◆ **What to do**
Without the pictures, output the lines of the material from the very first through the one that holds "const py = y => (H - y) / H;".

◆ **Given information**
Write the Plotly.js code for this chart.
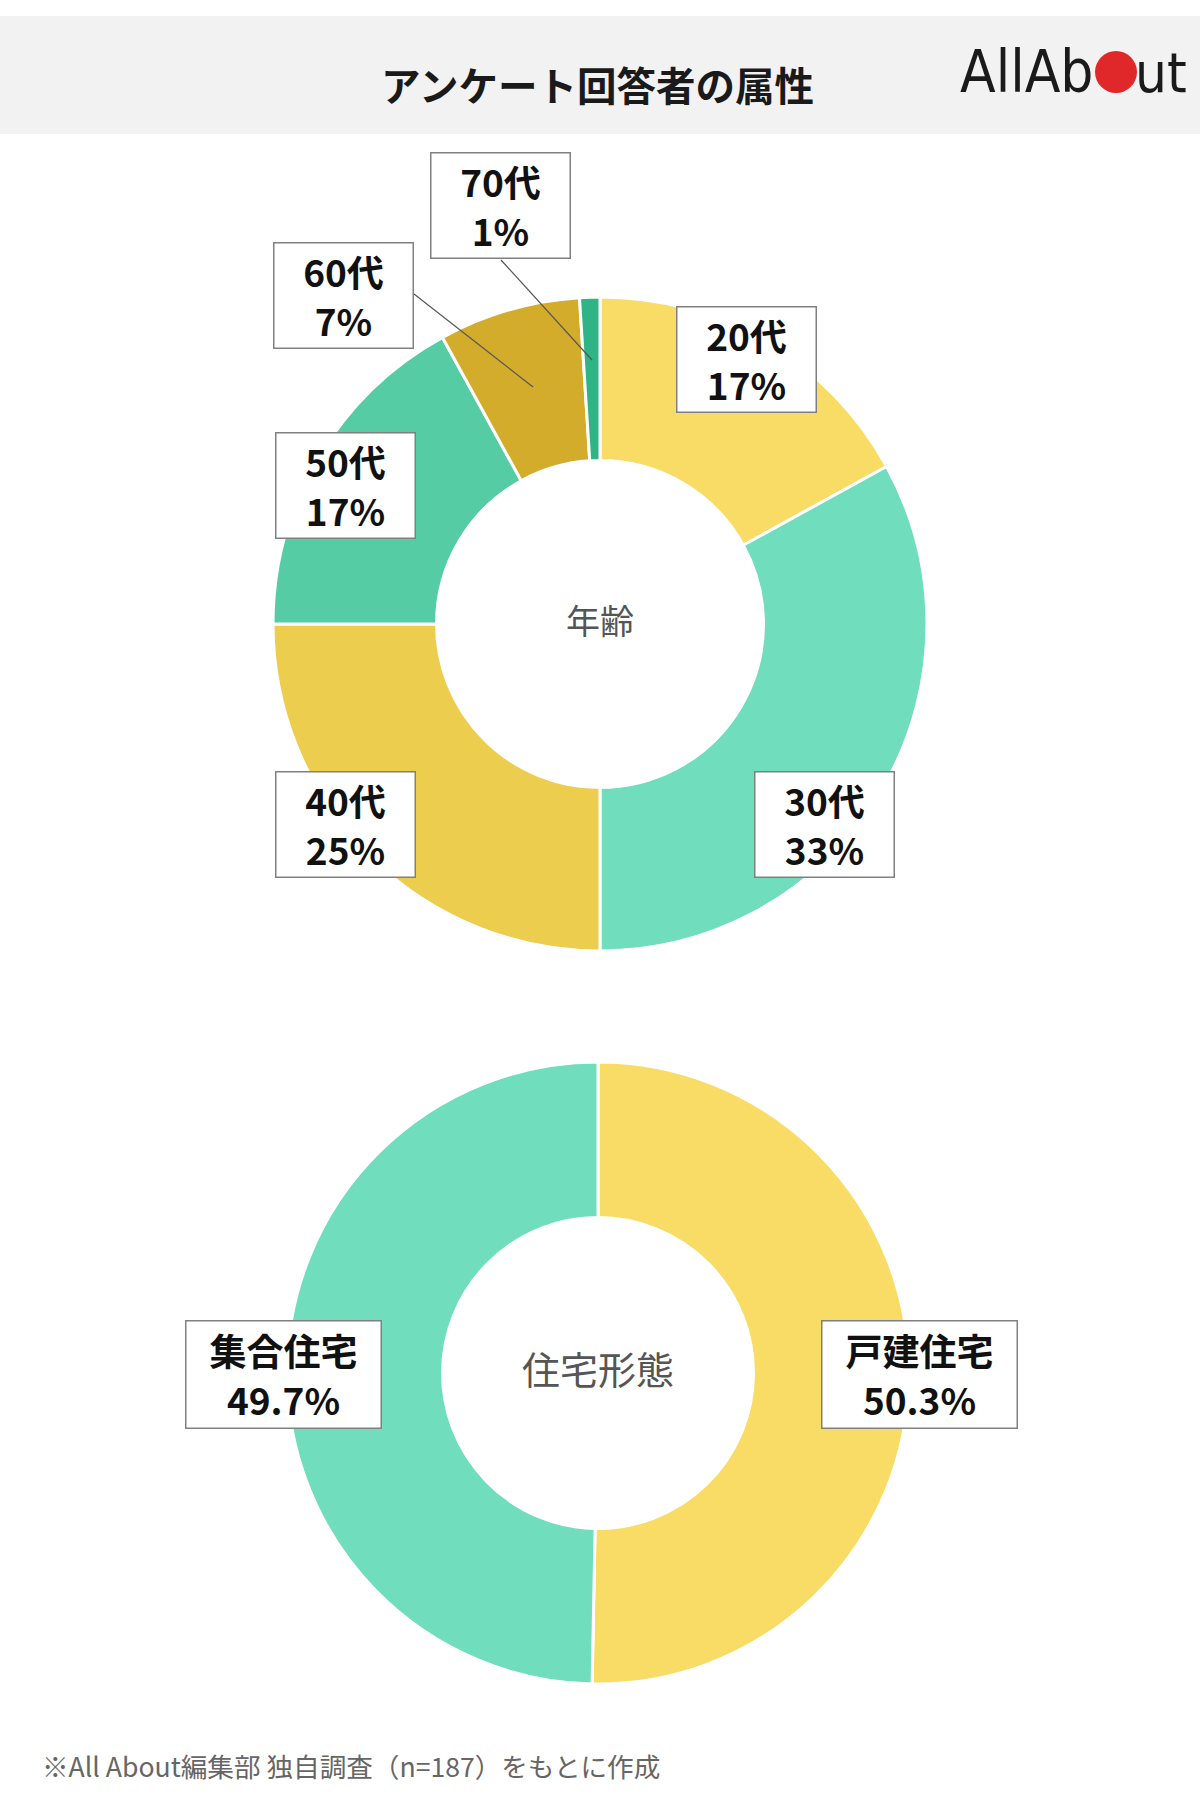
<!DOCTYPE html>
<html>
<head>
<meta charset="utf-8">
<script src="https://cdn.plot.ly/plotly-3.0.1.min.js"></script>
<style>
html,body{margin:0;padding:0;background:#fff;}
#chart{width:1200px;height:1805px;}
</style>
</head>
<body>
<div id="chart"></div>
<script>
// ---- data ----
const ageCategories = ['20代', '30代', '40代', '50代', '60代', '70代'];
const ageValues = [17, 33, 25, 17, 7, 1];
const ageColors = ['#F9DC66', '#70DDBD', '#ECCD4E', '#56CCA4', '#D3AC2C', '#2FB486'];

const housingCategories = ['戸建住宅', '集合住宅'];
const housingValues = [50.3, 49.7];
const housingColors = ['#F9DC66', '#70DDBD'];

const chartTitle = 'アンケート回答者の属性';
const ageTitle = '年齢';
const housingTitle = '住宅形態';
const footnote = '※All About編集部 独自調査（n=187）をもとに作成';

// ---- layout helpers (pixel -> paper) ----
const W = 1200, H = 1805;
const px = x => x / W;
const py = y => (H - y) / H;

// label box centres (layout only)
const agePos = [[746, 359], [824, 825], [345, 825], [345, 485], [343, 295], [500, 205]];
const housingPos = [[919, 1374], [283, 1374]];

const FONT = '"Noto Sans CJK JP", "Noto Sans", sans-serif';
const LOGOFONT = '"DejaVu Sans Condensed", "Liberation Sans Narrow", "Liberation Sans", sans-serif';

const traces = [
  {
    type: 'pie',
    labels: ageCategories,
    values: ageValues,
    sort: false,
    direction: 'clockwise',
    rotation: 0,
    hole: 0.5,
    textinfo: 'none',
    hoverinfo: 'skip',
    marker: {colors: ageColors, line: {color: '#ffffff', width: 3}},
    domain: {x: [px(600 - 327), px(600 + 327)], y: [py(624 + 327), py(624 - 327)]},
    title: {text: ageTitle, position: 'middle center', font: {size: 34, color: '#555555', family: FONT}},
    showlegend: false
  },
  {
    type: 'pie',
    labels: housingCategories,
    values: housingValues,
    sort: false,
    direction: 'clockwise',
    rotation: 0,
    hole: 0.5,
    textinfo: 'none',
    hoverinfo: 'skip',
    marker: {colors: housingColors, line: {color: '#ffffff', width: 3}},
    domain: {x: [px(598 - 311), px(598 + 311)], y: [py(1373 + 311), py(1373 - 311)]},
    title: {text: housingTitle, position: 'middle center', font: {size: 38, color: '#555555', family: FONT}},
    showlegend: false
  }
];

function fmtPct(v) {
  return (Number.isInteger(v) ? String(v) : v.toFixed(1)) + '%';
}

const annotations = [];
ageCategories.forEach((c, i) => {
  annotations.push({
    xref: 'paper', yref: 'paper',
    x: px(agePos[i][0]), y: py(agePos[i][1]),
    xanchor: 'center', yanchor: 'middle',
    text: c + '<br>' + fmtPct(ageValues[i]),
    showarrow: false,
    font: {size: 37, color: '#111111', family: FONT, weight: 'bold'},
    bgcolor: '#ffffff', bordercolor: '#808080', borderwidth: 1.5, borderpad: 0,
    width: 138, height: 104, align: 'center'
  });
});
housingCategories.forEach((c, i) => {
  annotations.push({
    xref: 'paper', yref: 'paper',
    x: px(housingPos[i][0]), y: py(housingPos[i][1]),
    xanchor: 'center', yanchor: 'middle',
    text: c + '<br>' + fmtPct(housingValues[i]),
    showarrow: false,
    font: {size: 37, color: '#111111', family: FONT, weight: 'bold'},
    bgcolor: '#ffffff', bordercolor: '#808080', borderwidth: 1.5, borderpad: 0,
    width: 194, height: 106, align: 'center'
  });
});

// title
annotations.push({
  xref: 'paper', yref: 'paper', x: px(597), y: py(83),
  xanchor: 'center', yanchor: 'middle', showarrow: false,
  text: chartTitle,
  font: {size: 39.5, color: '#1a1a1a', family: FONT, weight: 'bold'}
});
// logo
annotations.push({
  xref: 'paper', yref: 'paper', x: px(1096), y: py(72),
  xanchor: 'right', yanchor: 'middle', showarrow: false,
  text: 'AllAb',
  font: {size: 58, color: '#1a1a1a', family: LOGOFONT}
});
annotations.push({
  xref: 'paper', yref: 'paper', x: px(1133), y: py(72),
  xanchor: 'left', yanchor: 'middle', showarrow: false,
  text: 'ut',
  font: {size: 56, color: '#1a1a1a', family: LOGOFONT}
});
// footnote
annotations.push({
  xref: 'paper', yref: 'paper', x: px(40), y: py(1765),
  xanchor: 'left', yanchor: 'middle', showarrow: false,
  text: footnote,
  font: {size: 26.6, color: '#666666', family: FONT}
});

const shapes = [
  {type: 'rect', xref: 'paper', yref: 'paper', x0: 0, x1: 1, y0: py(134), y1: py(16),
   fillcolor: '#F2F2F2', line: {width: 0}, layer: 'below'},
  // logo circle
  {type: 'circle', xref: 'paper', yref: 'paper',
   x0: px(1095), x1: px(1137), y0: py(93), y1: py(51),
   fillcolor: '#E0282A', line: {width: 0}},
  // leader lines
  {type: 'line', xref: 'paper', yref: 'paper', x0: px(414), y0: py(294), x1: px(533), y1: py(387),
   line: {color: '#555555', width: 1.2}},
  {type: 'line', xref: 'paper', yref: 'paper', x0: px(501), y0: py(260), x1: px(592), y1: py(360),
   line: {color: '#555555', width: 1.2}}
];

const layout = {
  width: W, height: H,
  margin: {l: 0, r: 0, t: 0, b: 0},
  paper_bgcolor: '#ffffff',
  plot_bgcolor: '#ffffff',
  font: {family: FONT},
  showlegend: false,
  annotations: annotations,
  shapes: shapes
};

Plotly.newPlot('chart', traces, layout, {displayModeBar: false, staticPlot: true});
</script>
</body>
</html>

◆ **Solution**
Write the Plotly.js code for this chart.
<!DOCTYPE html>
<html>
<head>
<meta charset="utf-8">
<script src="https://cdn.plot.ly/plotly-3.0.1.min.js"></script>
<style>
html,body{margin:0;padding:0;background:#fff;}
#chart{width:1200px;height:1805px;}
</style>
</head>
<body>
<div id="chart"></div>
<script>
// ---- data ----
const ageCategories = ['20代', '30代', '40代', '50代', '60代', '70代'];
const ageValues = [17, 33, 25, 17, 7, 1];
const ageColors = ['#F9DC66', '#70DDBD', '#ECCD4E', '#56CCA4', '#D3AC2C', '#2FB486'];

const housingCategories = ['戸建住宅', '集合住宅'];
const housingValues = [50.3, 49.7];
const housingColors = ['#F9DC66', '#70DDBD'];

const chartTitle = 'アンケート回答者の属性';
const ageTitle = '年齢';
const housingTitle = '住宅形態';
const footnote = '※All About編集部 独自調査（n=187）をもとに作成';

// ---- layout helpers (pixel -> paper) ----
const W = 1200, H = 1805;
const px = x => x / W;
const py = y => (H - y) / H;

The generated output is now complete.